Research Methods: Participant Screening

Michael Brown

Screening Checkpoint Image

Photo by Graham Ruttan on Unsplash

A vital but often overlooked part of running effective research is screening participants to make sure you run interviews, surveys, prototype testing, workshops etc. with the best people to get the insights you need.

What is participant screening?

Basically, screening means ensuring the people who participate in your research are the right people to provide valuable insights. Screening is most often done via specific details in your call for participants or a screening questionnaire that participants must complete before you select them to take part. There might be simple inclusion criteria, such as an age limit, or you might gather more complex data to ensure your participants are from varied backgrounds or geographic regions.

The key question to consider when deciding who to include in your research is - will this characteristic affect the results? A person's gender may be irrelevant, but their responses and reactions could be significantly affected by age. Might location or job role make a difference to their attitudes and responses? If you're asking about particular experience, for example, moving house, you might want to specify how recent that experience must be - someone who last moved twenty years ago will have a very different set of responses to someone who moved last year. Think carefully about the type of person you are interested in - your participants should reflect that person as closely as possible.

How selective should you be?

Of course, participant recruitment can be tricky and you might not always get exactly who you want, so you should consider the effect your criteria will have on your ability to find enough participants and run rigorous, useful research.  

If you think you’ll struggle to get enough participants to draw reliable conclusions, it doesn’t make sense to have overly restrictive criteria.

On the other hand, if you're likely to have more potential participants than you are able to include, stricter screening will keep numbers under control and help get the most value from your research.
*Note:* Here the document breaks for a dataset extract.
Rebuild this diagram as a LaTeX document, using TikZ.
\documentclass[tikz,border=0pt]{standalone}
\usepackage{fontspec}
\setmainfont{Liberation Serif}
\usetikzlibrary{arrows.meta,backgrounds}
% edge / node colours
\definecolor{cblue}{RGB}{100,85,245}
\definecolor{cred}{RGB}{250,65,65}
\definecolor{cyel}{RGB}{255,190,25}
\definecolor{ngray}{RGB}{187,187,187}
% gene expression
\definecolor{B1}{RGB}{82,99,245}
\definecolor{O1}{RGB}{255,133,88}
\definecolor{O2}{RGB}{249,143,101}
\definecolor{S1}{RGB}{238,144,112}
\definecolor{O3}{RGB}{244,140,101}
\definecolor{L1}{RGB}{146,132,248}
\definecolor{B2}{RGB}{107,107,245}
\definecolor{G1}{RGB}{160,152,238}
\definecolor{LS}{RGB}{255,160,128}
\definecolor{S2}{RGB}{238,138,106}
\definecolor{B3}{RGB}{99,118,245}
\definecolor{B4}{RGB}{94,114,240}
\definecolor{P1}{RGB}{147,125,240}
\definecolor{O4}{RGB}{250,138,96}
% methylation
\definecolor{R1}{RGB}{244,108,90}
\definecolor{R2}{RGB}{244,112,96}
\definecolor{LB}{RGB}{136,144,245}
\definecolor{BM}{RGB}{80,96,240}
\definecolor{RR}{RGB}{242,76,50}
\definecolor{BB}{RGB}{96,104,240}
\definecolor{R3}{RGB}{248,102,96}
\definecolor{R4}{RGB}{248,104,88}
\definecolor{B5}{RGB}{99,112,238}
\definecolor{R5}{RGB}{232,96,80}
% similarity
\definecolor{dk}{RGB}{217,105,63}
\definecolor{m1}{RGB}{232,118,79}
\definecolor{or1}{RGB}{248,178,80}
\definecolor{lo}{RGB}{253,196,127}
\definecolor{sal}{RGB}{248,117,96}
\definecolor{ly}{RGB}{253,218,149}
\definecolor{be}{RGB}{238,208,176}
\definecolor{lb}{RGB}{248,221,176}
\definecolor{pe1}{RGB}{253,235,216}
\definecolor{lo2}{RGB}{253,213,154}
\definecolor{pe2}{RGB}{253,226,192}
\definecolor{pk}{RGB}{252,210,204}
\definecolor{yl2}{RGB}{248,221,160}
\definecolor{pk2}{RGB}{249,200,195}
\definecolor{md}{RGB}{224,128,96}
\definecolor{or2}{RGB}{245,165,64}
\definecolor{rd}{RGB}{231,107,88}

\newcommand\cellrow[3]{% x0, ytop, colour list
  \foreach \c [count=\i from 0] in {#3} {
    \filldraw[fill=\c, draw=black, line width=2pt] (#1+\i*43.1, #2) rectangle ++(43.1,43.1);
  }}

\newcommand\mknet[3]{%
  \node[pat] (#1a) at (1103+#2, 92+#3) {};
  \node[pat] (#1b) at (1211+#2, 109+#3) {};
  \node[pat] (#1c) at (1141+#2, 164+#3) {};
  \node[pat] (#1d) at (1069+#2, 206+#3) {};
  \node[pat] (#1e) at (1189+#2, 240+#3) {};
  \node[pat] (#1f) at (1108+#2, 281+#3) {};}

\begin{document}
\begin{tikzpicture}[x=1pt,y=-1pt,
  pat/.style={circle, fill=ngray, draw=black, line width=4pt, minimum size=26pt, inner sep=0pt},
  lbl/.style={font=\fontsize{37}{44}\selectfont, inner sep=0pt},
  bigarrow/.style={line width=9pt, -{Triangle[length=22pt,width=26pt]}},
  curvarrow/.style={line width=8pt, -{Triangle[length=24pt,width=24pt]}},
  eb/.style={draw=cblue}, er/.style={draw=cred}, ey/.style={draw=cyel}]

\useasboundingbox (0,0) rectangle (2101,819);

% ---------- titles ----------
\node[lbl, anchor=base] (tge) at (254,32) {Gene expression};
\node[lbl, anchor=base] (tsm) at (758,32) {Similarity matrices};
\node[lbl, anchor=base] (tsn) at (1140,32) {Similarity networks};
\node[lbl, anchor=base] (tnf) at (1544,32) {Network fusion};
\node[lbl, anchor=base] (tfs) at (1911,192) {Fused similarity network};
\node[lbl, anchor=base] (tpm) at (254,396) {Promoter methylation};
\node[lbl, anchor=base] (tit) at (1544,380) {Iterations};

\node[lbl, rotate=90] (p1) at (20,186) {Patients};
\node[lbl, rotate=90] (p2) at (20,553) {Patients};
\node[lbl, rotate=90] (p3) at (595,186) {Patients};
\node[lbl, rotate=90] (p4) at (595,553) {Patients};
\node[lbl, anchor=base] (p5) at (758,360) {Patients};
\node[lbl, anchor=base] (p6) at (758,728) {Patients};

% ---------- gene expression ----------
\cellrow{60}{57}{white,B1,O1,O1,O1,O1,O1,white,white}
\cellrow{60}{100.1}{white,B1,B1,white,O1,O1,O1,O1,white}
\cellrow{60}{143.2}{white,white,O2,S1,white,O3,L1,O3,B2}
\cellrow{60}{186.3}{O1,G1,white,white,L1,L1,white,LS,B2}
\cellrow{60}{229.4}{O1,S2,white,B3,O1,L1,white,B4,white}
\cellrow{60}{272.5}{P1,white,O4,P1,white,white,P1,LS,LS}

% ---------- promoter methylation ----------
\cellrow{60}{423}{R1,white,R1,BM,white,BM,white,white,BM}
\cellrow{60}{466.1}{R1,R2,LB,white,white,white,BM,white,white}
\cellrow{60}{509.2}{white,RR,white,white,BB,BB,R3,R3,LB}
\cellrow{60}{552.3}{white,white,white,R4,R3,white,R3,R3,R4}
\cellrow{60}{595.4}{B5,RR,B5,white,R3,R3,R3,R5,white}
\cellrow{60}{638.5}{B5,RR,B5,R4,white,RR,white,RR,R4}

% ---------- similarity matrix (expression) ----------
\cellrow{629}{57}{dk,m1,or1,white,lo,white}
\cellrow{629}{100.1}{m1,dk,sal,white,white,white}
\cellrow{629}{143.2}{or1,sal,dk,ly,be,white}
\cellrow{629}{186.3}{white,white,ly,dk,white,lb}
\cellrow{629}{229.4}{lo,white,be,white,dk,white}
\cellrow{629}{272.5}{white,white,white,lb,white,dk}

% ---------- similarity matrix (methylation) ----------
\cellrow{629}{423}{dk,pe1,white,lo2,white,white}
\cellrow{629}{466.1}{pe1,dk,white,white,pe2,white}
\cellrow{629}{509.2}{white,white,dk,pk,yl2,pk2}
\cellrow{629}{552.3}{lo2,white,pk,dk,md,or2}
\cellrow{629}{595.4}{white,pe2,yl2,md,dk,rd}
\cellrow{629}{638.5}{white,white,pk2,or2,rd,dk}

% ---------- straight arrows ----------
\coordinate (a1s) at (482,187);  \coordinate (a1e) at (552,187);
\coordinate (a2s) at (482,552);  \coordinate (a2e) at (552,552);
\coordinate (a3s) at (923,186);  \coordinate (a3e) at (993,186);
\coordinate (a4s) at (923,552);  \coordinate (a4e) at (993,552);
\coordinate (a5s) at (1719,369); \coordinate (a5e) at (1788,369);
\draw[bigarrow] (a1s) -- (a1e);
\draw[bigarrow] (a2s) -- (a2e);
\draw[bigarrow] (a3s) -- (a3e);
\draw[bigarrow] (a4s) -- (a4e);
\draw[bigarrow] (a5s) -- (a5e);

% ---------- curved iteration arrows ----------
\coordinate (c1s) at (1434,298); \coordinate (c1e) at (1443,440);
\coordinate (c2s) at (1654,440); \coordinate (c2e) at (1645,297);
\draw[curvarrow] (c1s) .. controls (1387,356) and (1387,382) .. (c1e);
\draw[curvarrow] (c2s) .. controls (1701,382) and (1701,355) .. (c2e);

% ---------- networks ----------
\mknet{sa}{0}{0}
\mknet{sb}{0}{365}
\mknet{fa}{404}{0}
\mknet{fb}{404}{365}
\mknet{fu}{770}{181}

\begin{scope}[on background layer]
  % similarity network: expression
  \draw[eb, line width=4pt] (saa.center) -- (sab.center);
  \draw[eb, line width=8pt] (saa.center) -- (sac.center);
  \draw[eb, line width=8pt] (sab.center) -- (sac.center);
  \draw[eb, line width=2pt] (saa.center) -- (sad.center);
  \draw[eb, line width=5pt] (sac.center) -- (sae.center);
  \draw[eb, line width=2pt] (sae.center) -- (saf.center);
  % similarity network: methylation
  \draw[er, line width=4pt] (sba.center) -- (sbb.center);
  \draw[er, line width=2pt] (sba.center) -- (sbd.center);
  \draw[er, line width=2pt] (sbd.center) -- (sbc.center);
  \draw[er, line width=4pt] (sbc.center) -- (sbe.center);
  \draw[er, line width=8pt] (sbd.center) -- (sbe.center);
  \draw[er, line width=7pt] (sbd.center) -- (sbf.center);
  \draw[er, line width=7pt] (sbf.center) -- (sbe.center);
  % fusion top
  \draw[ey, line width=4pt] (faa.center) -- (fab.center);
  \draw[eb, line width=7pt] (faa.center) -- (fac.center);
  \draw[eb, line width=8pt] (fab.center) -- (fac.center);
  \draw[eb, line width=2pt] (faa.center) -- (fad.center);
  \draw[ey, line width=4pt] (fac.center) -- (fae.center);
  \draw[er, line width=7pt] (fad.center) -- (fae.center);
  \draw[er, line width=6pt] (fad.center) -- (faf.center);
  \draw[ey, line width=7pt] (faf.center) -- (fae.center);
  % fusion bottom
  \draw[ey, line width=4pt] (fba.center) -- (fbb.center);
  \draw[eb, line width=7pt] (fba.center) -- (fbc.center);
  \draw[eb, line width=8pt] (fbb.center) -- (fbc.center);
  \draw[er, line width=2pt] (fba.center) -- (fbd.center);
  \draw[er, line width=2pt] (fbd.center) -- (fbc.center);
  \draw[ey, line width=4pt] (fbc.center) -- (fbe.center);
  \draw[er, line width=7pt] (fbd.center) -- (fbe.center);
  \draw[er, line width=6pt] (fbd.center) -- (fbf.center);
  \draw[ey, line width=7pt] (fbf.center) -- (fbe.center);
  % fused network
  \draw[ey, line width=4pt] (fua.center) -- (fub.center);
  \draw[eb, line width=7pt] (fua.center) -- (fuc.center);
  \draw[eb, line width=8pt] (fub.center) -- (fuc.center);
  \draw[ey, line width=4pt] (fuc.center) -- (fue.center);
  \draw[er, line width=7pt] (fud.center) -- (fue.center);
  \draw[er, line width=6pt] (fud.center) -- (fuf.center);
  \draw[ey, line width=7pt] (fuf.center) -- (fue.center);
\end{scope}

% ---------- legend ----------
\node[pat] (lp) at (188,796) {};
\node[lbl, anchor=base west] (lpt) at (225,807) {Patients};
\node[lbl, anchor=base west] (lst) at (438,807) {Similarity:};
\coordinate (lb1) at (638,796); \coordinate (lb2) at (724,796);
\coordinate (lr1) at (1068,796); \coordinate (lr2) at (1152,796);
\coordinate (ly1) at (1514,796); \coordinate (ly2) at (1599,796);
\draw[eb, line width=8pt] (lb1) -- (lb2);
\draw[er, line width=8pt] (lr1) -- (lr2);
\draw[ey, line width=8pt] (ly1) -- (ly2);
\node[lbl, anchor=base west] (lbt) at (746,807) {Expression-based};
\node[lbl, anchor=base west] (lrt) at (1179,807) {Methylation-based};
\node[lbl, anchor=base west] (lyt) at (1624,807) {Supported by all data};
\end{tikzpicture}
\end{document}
You also need to consider the risk/cost of involving participants that aren’t quite what you're looking for. For example, if you're running a quantitative survey, a few extra participants that aren’t ideally suited only really costs you a bit of time in data analysis. However, if you are running a face to face workshop an unsuitable participant at best reduces the space you have for others and at worst interferes with the focus and thus value of the entire workshop.

When to screen?

Another point to consider is when in the participant recruitment process you should screen out potential participants. If you screen too early you may discourage any participation by being too prescriptive in initial invitations to participate; too late and you're frustrating those who get screened out after spending time engaging with the process.

I find it best to screen early when performing one-off research to minimise participant frustration.

So in these situations I’ll include screening information in initial invitations or participant information provided before people have to get in contact with me. However, if you’re performing a series of studies in a related area, screening later can give you an opportunity to build up a panel of patients for future research, making sure those who have been screened out will have another chance to participate at a future date.

Screening and bias

In the same way that your recruitment method, study design and analysis can introduce bias into your research, screening can too. It’s important to think about why you're including any screening criteria and how these restrictions on participation could distort the results of the researcher. Unjustified geographic restrictions, for example, could mean your findings represent a local situation rather than a universal experience that affects all users.

Screening is a vital tool for getting the best insights from research but you must carefully consider why you are using each separate screening criterion and how it’s going to influence your recruitment, running the study, the results and recommendations you will produce.